### SOURCE EXCERPT:

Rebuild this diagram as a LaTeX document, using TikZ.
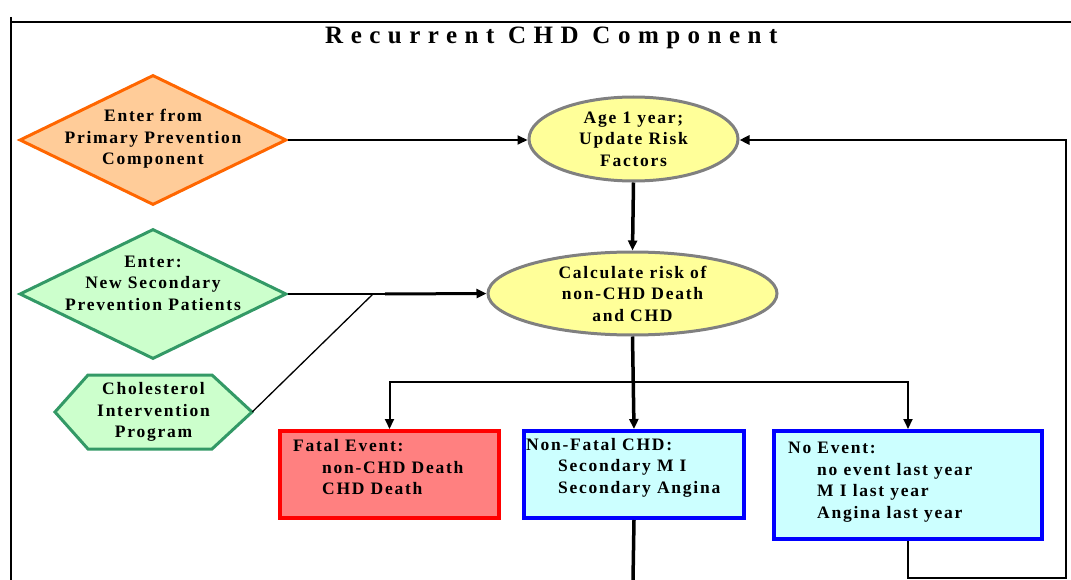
\documentclass[tikz,border=0pt]{standalone}
\usepackage{fontspec}
\setmainfont{Liberation Serif}[LetterSpace=10]
\newfontfamily\titlefont{Liberation Serif}[LetterSpace=30]
\usetikzlibrary{shapes.geometric,arrows.meta}
\definecolor{orfill}{HTML}{FFCC99}
\definecolor{ordraw}{HTML}{FF6600}
\definecolor{grfill}{HTML}{CCFFCC}
\definecolor{grdraw}{HTML}{339966}
\definecolor{yefill}{HTML}{FFFF99}
\definecolor{gydraw}{HTML}{808080}
\definecolor{rdfill}{HTML}{FF8080}
\definecolor{rddraw}{HTML}{FF0000}
\definecolor{cyfill}{HTML}{CCFFFF}
\definecolor{bldraw}{HTML}{0000FF}
\tikzset{
  txt/.style={font=\fontsize{17.5}{21.5}\selectfont\bfseries, align=center, inner sep=0pt},
  dia/.style={diamond, inner sep=0pt, minimum width=267pt, minimum height=130pt, line width=3pt},
  ell/.style={txt, ellipse, draw=gydraw, fill=yefill, line width=3pt},
  evbox/.style={rectangle, inner sep=0pt, line width=4pt, anchor=north west},
  evtxt/.style={txt, align=left, anchor=west},
  thin/.style={line width=2pt},
  thick/.style={line width=3.5pt},
  tip/.style={-{Triangle[length=10pt,width=9pt]}},
  frame/.style={line width=2pt}
}
\begin{document}
\begin{tikzpicture}[x=1pt,y=-1pt]
\useasboundingbox (0,0) rectangle (1071,580);
% frame
\draw[frame] (11,17) -- (11,580);
\draw[frame] (11,22) -- (1071,22);
% title
\node[inner sep=0pt, anchor=base west] (title) at (325,44) {\titlefont\fontsize{25}{28}\selectfont\bfseries Recurrent CHD Component};
% entry shapes
\node[dia, draw=ordraw, fill=orfill] (d1) at (153,140) {};
\node[txt] (d1t) at (153,139) {Enter from\\Primary Prevention\\Component};
\node[dia, draw=grdraw, fill=grfill] (d2) at (153,294) {};
\node[txt] (d2t) at (153,283) {Enter:\\New Secondary\\Prevention Patients};
\draw[line width=3pt, draw=grdraw, fill=grfill] (55,412) -- (88,375) -- (212,375) -- (252,412) -- (212,449) -- (88,449) -- cycle;
\node[txt, minimum width=197pt] (hex) at (153.5,412) {Cholesterol\\Intervention\\Program};
% ellipses
\node[ell, minimum width=209pt, minimum height=84pt] (e1) at (633.5,139) {Age 1 year;\\Update Risk\\Factors};
\node[ell, minimum width=289pt, minimum height=83pt] (e2) at (632.5,293.5) {Calculate risk of\\non-CHD Death\\and CHD};
% event boxes
\node[evbox, draw=rddraw, fill=rdfill, minimum width=219pt, minimum height=87pt] (b1) at (278,429) {};
\node[evtxt] (b1t) at (293,467.5) {Fatal Event:\\\hspace*{29pt}non-CHD Death\\\hspace*{29pt}CHD Death};
\node[evbox, draw=bldraw, fill=cyfill, minimum width=220pt, minimum height=87pt] (b2) at (522,429) {};
\node[evtxt] (b2t) at (526,467.5) {Non-Fatal CHD:\\\hspace*{32pt}Secondary M I\\\hspace*{32pt}Secondary Angina};
\node[evbox, draw=bldraw, fill=cyfill, minimum width=268pt, minimum height=108pt] (b3) at (772,429) {};
\node[evtxt] (b3t) at (788,482) {No Event:\\\hspace*{29pt}no event last year\\\hspace*{29pt}M I last year\\\hspace*{29pt}Angina last year};
% coordinates
\coordinate (join) at (373,294);
\coordinate (jthick) at (385,294);
\coordinate (split) at (633,382);
\coordinate (down2) at (633,580);
\coordinate (rb) at (1066,578);
\coordinate (lb) at (b3.south |- rb);
\coordinate (rt) at (1066,140);
% connectors
\draw[thin, tip] (d1.east) -- (e1.west |- d1.east);
\draw[thick, tip] (e1.south) -- (e2.north);
\draw[thin] (d2.east) -- (jthick);
\draw[line width=1.3pt] (hex.east) -- (join);
\draw[line width=3pt, tip] (jthick) -- (e2.west);
\draw[thick, tip] (e2.south) -- (b2.north);
\draw[thin, tip] (split) -| (b1.north);
\draw[thin, tip] (split) -| (b3.north);
\draw[thick] (b2.south) -- (down2);
\draw[line width=2.5pt, tip] (b3.south) -- (lb) -- (rb) -- (rt) -- (e1.east |- rt);
\end{tikzpicture}
\end{document}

### EXERCISE:
Leave out the pictures and output the rest of the material exactly as written.

### RESPONSE:
Rebuild this diagram as a LaTeX document, using TikZ.
\documentclass[tikz,border=0pt]{standalone}
\usepackage{fontspec}
\setmainfont{Liberation Serif}[LetterSpace=10]
\newfontfamily\titlefont{Liberation Serif}[LetterSpace=30]
\usetikzlibrary{shapes.geometric,arrows.meta}
\definecolor{orfill}{HTML}{FFCC99}
\definecolor{ordraw}{HTML}{FF6600}
\definecolor{grfill}{HTML}{CCFFCC}
\definecolor{grdraw}{HTML}{339966}
\definecolor{yefill}{HTML}{FFFF99}
\definecolor{gydraw}{HTML}{808080}
\definecolor{rdfill}{HTML}{FF8080}
\definecolor{rddraw}{HTML}{FF0000}
\definecolor{cyfill}{HTML}{CCFFFF}
\definecolor{bldraw}{HTML}{0000FF}
\tikzset{
  txt/.style={font=\fontsize{17.5}{21.5}\selectfont\bfseries, align=center, inner sep=0pt},
  dia/.style={diamond, inner sep=0pt, minimum width=267pt, minimum height=130pt, line width=3pt},
  ell/.style={txt, ellipse, draw=gydraw, fill=yefill, line width=3pt},
  evbox/.style={rectangle, inner sep=0pt, line width=4pt, anchor=north west},
  evtxt/.style={txt, align=left, anchor=west},
  thin/.style={line width=2pt},
  thick/.style={line width=3.5pt},
  tip/.style={-{Triangle[length=10pt,width=9pt]}},
  frame/.style={line width=2pt}
}
\begin{document}
\begin{tikzpicture}[x=1pt,y=-1pt]
\useasboundingbox (0,0) rectangle (1071,580);
% frame
\draw[frame] (11,17) -- (11,580);
\draw[frame] (11,22) -- (1071,22);
% title
\node[inner sep=0pt, anchor=base west] (title) at (325,44) {\titlefont\fontsize{25}{28}\selectfont\bfseries Recurrent CHD Component};
% entry shapes
\node[dia, draw=ordraw, fill=orfill] (d1) at (153,140) {};
\node[txt] (d1t) at (153,139) {Enter from\\Primary Prevention\\Component};
\node[dia, draw=grdraw, fill=grfill] (d2) at (153,294) {};
\node[txt] (d2t) at (153,283) {Enter:\\New Secondary\\Prevention Patients};
\draw[line width=3pt, draw=grdraw, fill=grfill] (55,412) -- (88,375) -- (212,375) -- (252,412) -- (212,449) -- (88,449) -- cycle;
\node[txt, minimum width=197pt] (hex) at (153.5,412) {Cholesterol\\Intervention\\Program};
% ellipses
\node[ell, minimum width=209pt, minimum height=84pt] (e1) at (633.5,139) {Age 1 year;\\Update Risk\\Factors};
\node[ell, minimum width=289pt, minimum height=83pt] (e2) at (632.5,293.5) {Calculate risk of\\non-CHD Death\\and CHD};
% event boxes
\node[evbox, draw=rddraw, fill=rdfill, minimum width=219pt, minimum height=87pt] (b1) at (278,429) {};
\node[evtxt] (b1t) at (293,467.5) {Fatal Event:\\\hspace*{29pt}non-CHD Death\\\hspace*{29pt}CHD Death};
\node[evbox, draw=bldraw, fill=cyfill, minimum width=220pt, minimum height=87pt] (b2) at (522,429) {};
\node[evtxt] (b2t) at (526,467.5) {Non-Fatal CHD:\\\hspace*{32pt}Secondary M I\\\hspace*{32pt}Secondary Angina};
\node[evbox, draw=bldraw, fill=cyfill, minimum width=268pt, minimum height=108pt] (b3) at (772,429) {};
\node[evtxt] (b3t) at (788,482) {No Event:\\\hspace*{29pt}no event last year\\\hspace*{29pt}M I last year\\\hspace*{29pt}Angina last year};
% coordinates
\coordinate (join) at (373,294);
\coordinate (jthick) at (385,294);
\coordinate (split) at (633,382);
\coordinate (down2) at (633,580);
\coordinate (rb) at (1066,578);
\coordinate (lb) at (b3.south |- rb);
\coordinate (rt) at (1066,140);
% connectors
\draw[thin, tip] (d1.east) -- (e1.west |- d1.east);
\draw[thick, tip] (e1.south) -- (e2.north);
\draw[thin] (d2.east) -- (jthick);
\draw[line width=1.3pt] (hex.east) -- (join);
\draw[line width=3pt, tip] (jthick) -- (e2.west);
\draw[thick, tip] (e2.south) -- (b2.north);
\draw[thin, tip] (split) -| (b1.north);
\draw[thin, tip] (split) -| (b3.north);
\draw[thick] (b2.south) -- (down2);
\draw[line width=2.5pt, tip] (b3.south) -- (lb) -- (rb) -- (rt) -- (e1.east |- rt);
\end{tikzpicture}
\end{document}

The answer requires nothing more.